Sats boycott hits tens of thousands of pupils

Tens of thousands of children in England are missing their Sats tests as head teachers in hundreds of schools stage a boycott.

About 600,000 10 and 11-year-olds are due to take the national schools tests from Monday.

But heads and deputies from two big unions voted for a boycott.

BBC News contacted England's councils and found that - among the 113 which responded - 15% of schools are not doing the tests.

The councils which took part cover 73% of England's 17,000 primary schools.

Of those the BBC has details of, nearly 1,900 (15%) say they will boycott the tests and about 5,650 say they will not (45%).

The councils say they do not know the situation in the remaining 40% of schools.

The tests, in maths and English, are only taken in England.

The results are used to make up the primary school league tables.

Support for the boycott across the country is patchy, varying from areas such as Bedford and Bournemouth, where the councils say all schools are running the tests - to Hartlepool, where all 31 primaries are said to be boycotting.

In Manchester and Birmingham, the councils say half of schools are staging a boycott.

'Patchy'
The head teachers say that the tests damage children's education because they encourage teachers to "teach to the test", so that other subjects are squeezed out of the curriculum.

And the league tables, they say, humiliate schools and do not show what they and their pupils really achieve.

The industrial action is being taken by the National Association of Head Teachers and heads and deputies in the National Union of Teachers but members are free to stage the action or not.Mick Brookes, the general secretary of the NAHT, said: "We're got to ask the question: is it right that the school, the whole school, is held to account on sometimes inaccurate test results that are enacted by one particular cohort in the school over a 45 minutes test. That is ridiculous.

"What we're saying is, of course schools need to be held to account.

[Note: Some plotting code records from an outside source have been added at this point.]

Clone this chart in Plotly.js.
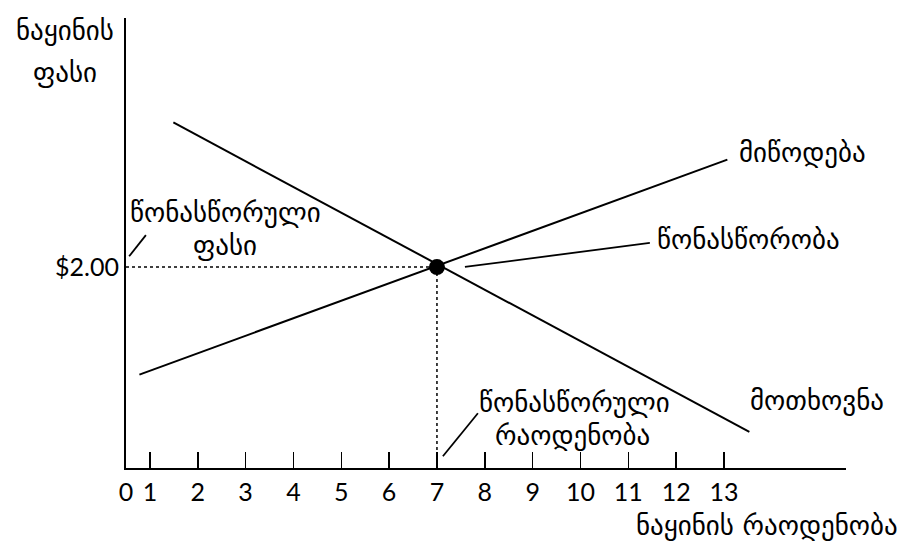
<!DOCTYPE html>
<html>
<head>
<meta charset="utf-8">
<script src="https://cdn.plot.ly/plotly-3.0.1.min.js"></script>
<style>
  html, body { margin: 0; padding: 0; background: #fff; }
  #plot { width: 909px; height: 544px; }
</style>
</head>
<body>
<div id="plot"></div>
<script>
// Supply and demand lines (quantity on x, price on y, $2.00 = 2)
let supplyX = [0.78, 13.07];
let supplyY = [0.93, 3.07];
let demandX = [1.49, 13.53];
let demandY = [3.44, 0.36];

// Equilibrium point
let eqX = [7];
let eqY = [2];

// Axis ticks
let xTickVals = [0.5, 1, 2, 3, 4, 5, 6, 7, 8, 9, 10, 11, 12, 13];
let xTickText = ["0", "1", "2", "3", "4", "5", "6", "7", "8", "9", "10", "11", "12", "13"];
let yTickVals = [2];
let yTickText = ["$2.00"];

let geoFont = { family: "DejaVu Sans, sans-serif", size: 27, color: "#000" };
let numFont = { family: "Lato, Open Sans, sans-serif", size: 25, color: "#000" };

let line = { color: "#000", width: 2 };
let dotted = { color: "#000", width: 1.5, dash: "dot" };

let data = [
  { x: [0.5, eqX[0]], y: [eqY[0], eqY[0]], mode: "lines", line: dotted, hoverinfo: "skip" },
  { x: [eqX[0], eqX[0]], y: [0, eqY[0]], mode: "lines", line: dotted, hoverinfo: "skip" },
  { x: supplyX, y: supplyY, mode: "lines", line: line, name: "მიწოდება" },
  { x: demandX, y: demandY, mode: "lines", line: line, name: "მოთხოვნა" },
  { x: eqX, y: eqY, mode: "markers", marker: { color: "#000", size: 16 }, name: "წონასწორობა" }
];

// leader lines from labels
function leader(x0, y0, x1, y1) {
  return { type: "line", xref: "x", yref: "y", x0: x0, y0: y0, x1: x1, y1: y1,
           line: { color: "#000", width: 1.8 } };
}

function label(text, x, y, anchor, xref, yref) {
  return { text: text, x: x, y: y, xref: xref || "x", yref: yref || "y",
           xanchor: anchor || "center", yanchor: "middle", showarrow: false, font: geoFont };
}

let layout = {
  width: 909,
  height: 544,
  margin: { l: 126, r: 63, t: 18, b: 76 },
  paper_bgcolor: "#fff",
  plot_bgcolor: "#fff",
  showlegend: false,
  xaxis: {
    range: [0.5, 15.55],
    tickvals: xTickVals,
    ticktext: xTickText,
    ticks: "inside",
    ticklen: 16,
    tickwidth: 1.5,
    tickcolor: "#000",
    showline: true,
    linecolor: "#000",
    linewidth: 2,
    showgrid: false,
    zeroline: false,
    tickfont: numFont,
    ticklabelstandoff: 1
  },
  yaxis: {
    range: [0, 4.48],
    tickvals: yTickVals,
    ticktext: yTickText,
    ticks: "",
    showline: true,
    linecolor: "#000",
    linewidth: 2,
    showgrid: false,
    zeroline: false,
    tickfont: numFont
  },
  shapes: [
    leader(0.566, 2.108, 0.916, 2.318),
    leader(7.584, 2.002, 11.45, 2.241),
    leader(7.124, 0.117, 7.856, 0.545)
  ],
  annotations: [
    label("ნაყინის", -0.085, 0.973, "center", "paper", "paper"),
    label("ფასი", -0.085, 0.88, "center", "paper", "paper"),
    label("ნაყინის რაოდენობა", 1.075, -0.127, "right", "paper", "paper"),
    label("წონასწორული", 2.587, 2.545),
    label("ფასი", 2.566, 2.218),
    label("მიწოდება", 13.27, 3.137, "left"),
    label("წონასწორობა", 11.55, 2.27, "left"),
    label("მოთხოვნა", 13.5, 0.674, "left"),
    label("წონასწორული", 9.88, 0.654),
    label("რაოდენობა", 9.84, 0.326)
  ]
};

Plotly.newPlot("plot", data, layout, { displayModeBar: false, staticPlot: true });
</script>
</body>
</html>
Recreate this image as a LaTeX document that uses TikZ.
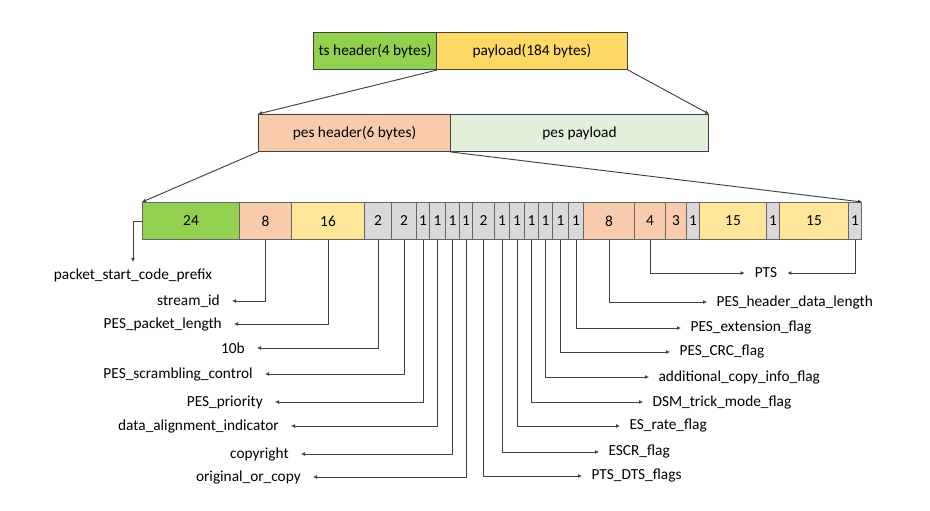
\documentclass[tikz,border=0pt]{standalone}
\usepackage{fontspec}
\setmainfont{Carlito}
\usetikzlibrary{arrows.meta}

\definecolor{hdrgreen}{RGB}{146,208,80}
\definecolor{payyellow}{RGB}{255,217,102}
\definecolor{peach}{RGB}{248,203,173}
\definecolor{lightyellow}{RGB}{255,230,153}
\definecolor{flaggray}{RGB}{217,217,217}
\definecolor{palegreen}{RGB}{226,239,218}

\tikzset{
  pkt/.style={draw=black!75, line width=0.75pt, minimum height=37*0.75pt, inner sep=0pt, anchor=north west, font=\fontsize{11.5}{13}\selectfont},
  field/.style={pkt, draw=black!60},
  conn/.style={draw=black!75, line width=0.7pt, -{Latex[length=3pt,width=3pt]}},
  lleft/.style={anchor=east, inner xsep=9pt, inner ysep=1pt, font=\fontsize{11.5}{13}\selectfont},
  lright/.style={anchor=west, inner xsep=7pt, inner ysep=1pt, font=\fontsize{11.5}{13}\selectfont}
}

\begin{document}
\begin{tikzpicture}[x=0.75pt,y=0.75pt,yscale=-1,xscale=1]
\useasboundingbox (0,0) rectangle (930,510);

% ts packet
\node [pkt, fill=hdrgreen, minimum width=123*0.75pt] (ts) at (313,32) {ts header(4 bytes)};
\node [pkt, fill=payyellow, minimum width=191*0.75pt] (pay) at (436,32) {payload(184 bytes)};

% pes packet
\node [pkt, fill=peach, minimum width=192*0.75pt] (pesh) at (258,114) {pes header(6 bytes)};
\node [pkt, fill=palegreen, minimum width=258*0.75pt] (pesp) at (450,114) {pes payload};

\draw [conn] (ts.south east) -- (pesh.north west);
\draw [conn] (pay.south east) -- (pesp.north east);

% pes header fields
\node [field, fill=hdrgreen, minimum width=97*0.75pt] (psc) at (142,202) {24};
\node [field, fill=peach, minimum width=52*0.75pt] (sid) at (239,202) {8};
\node [field, fill=lightyellow, minimum width=73*0.75pt] (plen) at (291,202) {16};
\node [field, fill=flaggray, minimum width=27*0.75pt] (ten) at (364,202) {2};
\node [field, fill=flaggray, minimum width=25*0.75pt] (scr) at (391,202) {2};
\node [field, fill=flaggray, minimum width=13*0.75pt] (pri) at (416,202) {1};
\node [field, fill=flaggray, minimum width=16*0.75pt] (dai) at (429,202) {1};
\node [field, fill=flaggray, minimum width=14*0.75pt] (cpy) at (445,202) {1};
\node [field, fill=flaggray, minimum width=13*0.75pt] (ooc) at (459,202) {1};
\node [field, fill=flaggray, minimum width=22*0.75pt] (ptsdts) at (472,202) {2};
\node [field, fill=flaggray, minimum width=15*0.75pt] (escr) at (494,202) {1};
\node [field, fill=flaggray, minimum width=15*0.75pt] (esr) at (509,202) {1};
\node [field, fill=flaggray, minimum width=14*0.75pt] (dsm) at (524,202) {1};
\node [field, fill=flaggray, minimum width=14*0.75pt] (aci) at (538,202) {1};
\node [field, fill=flaggray, minimum width=16*0.75pt] (crc) at (552,202) {1};
\node [field, fill=flaggray, minimum width=15*0.75pt] (ext) at (568,202) {1};
\node [field, fill=peach, minimum width=51*0.75pt] (hdl) at (583,202) {8};
\node [field, fill=peach, minimum width=31*0.75pt] (ptsa) at (634,202) {4};
\node [field, fill=peach, minimum width=21*0.75pt] (ptsr) at (665,202) {3};
\node [field, fill=flaggray, minimum width=13*0.75pt] (mka) at (686,202) {1};
\node [field, fill=lightyellow, minimum width=67*0.75pt] (ptsb) at (699,202) {15};
\node [field, fill=flaggray, minimum width=13*0.75pt] (mkb) at (766,202) {1};
\node [field, fill=lightyellow, minimum width=69*0.75pt] (ptsc) at (779,202) {15};
\node [field, fill=flaggray, minimum width=13*0.75pt] (mkc) at (848,202) {1};

\draw [conn] (pesh.south west) -- (psc.north west);
\draw [conn] (pesh.south east) -- (mkc.north east);

% left labels
\node [anchor=north, inner ysep=5pt, font=\fontsize{11.5}{13}\selectfont] (lpsc) at (133,262) {packet\_start\_code\_prefix};
\node [lleft] (lsid) at (232,301) {stream\_id};
\node [lleft] (lplen) at (234,324) {PES\_packet\_length};
\node [lleft] (lten) at (257,348) {10b};
\node [lleft] (lscr) at (265,374) {PES\_scrambling\_control};
\node [lleft] (lpri) at (275,402) {PES\_priority};
\node [lleft] (ldai) at (291,426) {data\_alignment\_indicator};
\node [lleft] (lcpy) at (301,454) {copyright};
\node [lleft] (looc) at (313,477) {original\_or\_copy};

% right labels
\node [lright] (lptsdts) at (582,476) {PTS\_DTS\_flags};
\node [lright] (lescr) at (599,452) {ESCR\_flag};
\node [lright] (lesr) at (620,426) {ES\_rate\_flag};
\node [lright] (ldsm) at (643,402) {DSM\_trick\_mode\_flag};
\node [lright] (laci) at (649,377) {additional\_copy\_info\_flag};
\node [lright] (lcrc) at (670,352) {PES\_CRC\_flag};
\node [lright] (lext) at (681,328) {PES\_extension\_flag};
\node [lright] (lhdl) at (707,302) {PES\_header\_data\_length};
\node [anchor=center, inner xsep=7.5pt, inner ysep=1pt, font=\fontsize{11.5}{13}\selectfont] (lpts) at (766,273) {PTS};

% field connectors
\draw [conn] (psc.west) -| (lpsc.north);
\draw [conn] (sid.south) |- (lsid.east);
\draw [conn] (plen.south) |- (lplen.east);
\draw [conn] (ten.south) |- (lten.east);
\draw [conn] (scr.south) |- (lscr.east);
\draw [conn] (pri.south) |- (lpri.east);
\draw [conn] (dai.south) |- (ldai.east);
\draw [conn] (cpy.south) |- (lcpy.east);
\draw [conn] (ooc.south) |- (looc.east);
\draw [conn] (ptsdts.south) |- (lptsdts.west);
\draw [conn] (escr.south) |- (lescr.west);
\draw [conn] (esr.south) |- (lesr.west);
\draw [conn] (dsm.south) |- (ldsm.west);
\draw [conn] (aci.south) |- (laci.west);
\draw [conn] (crc.south) |- (lcrc.west);
\draw [conn] (ext.south) |- (lext.west);
\draw [conn] (hdl.south) |- (lhdl.west);
\draw [conn] (ptsa.south) |- (lpts.west);
\draw [conn] (mkc.south) |- (lpts.east);

\end{tikzpicture}
\end{document}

But they need to be held to account for what every child is doing in the school and the breadth of the curriculum, not just narrowing it down to English and maths."

At some schools where the action is being taken, heads have opted to get children to sit last year's Sats tests and will pass the information on to parents.

That is what is happening in Montrose School in Leicester, where head teacher Sandra Sutcliffe hopes the industrial action will spark a national debate.

"It was a very difficult decision to make," she said.

"Our school does very well in the tests but I hope this will raise a dialogue about whether a 45-minute exam is the best way to make conclusions about six years of work in primary schools.

"The curriculum has become very distorted and some of our children are losing their sparkle and interest."

She says she is in favour of having national data on how children are doing in schools, but not in the form of league tables.

Moral duty
This industrial action will be one of the first issues facing the person responsible for education in a new government.

Labour's Schools Secretary Ed Balls had urged the heads not to take the action, warning them that they would be in breach of both moral and statutory duties to hold the tests.

The authorities see the tests as a vital way that schools are held accountable to both the government and parents, giving parents information about how their local schools and their children are doing.

But parents themselves seem divided on the boycott.

The co-founder of the Netmums website, Siobhan Freegard, had said it was too late to stage a boycott, because of all the hard work children had done to prepare for them.

In the run-up to the election, both the Conservatives and the Liberal Democrats had said they were against the boycott but that they would reform the Sats.

The Liberal Democrats had said they would put more emphasis on classroom assessments by teachers.

Sats were abolished in Wales and Northern Ireland and have never been taken in Scotland.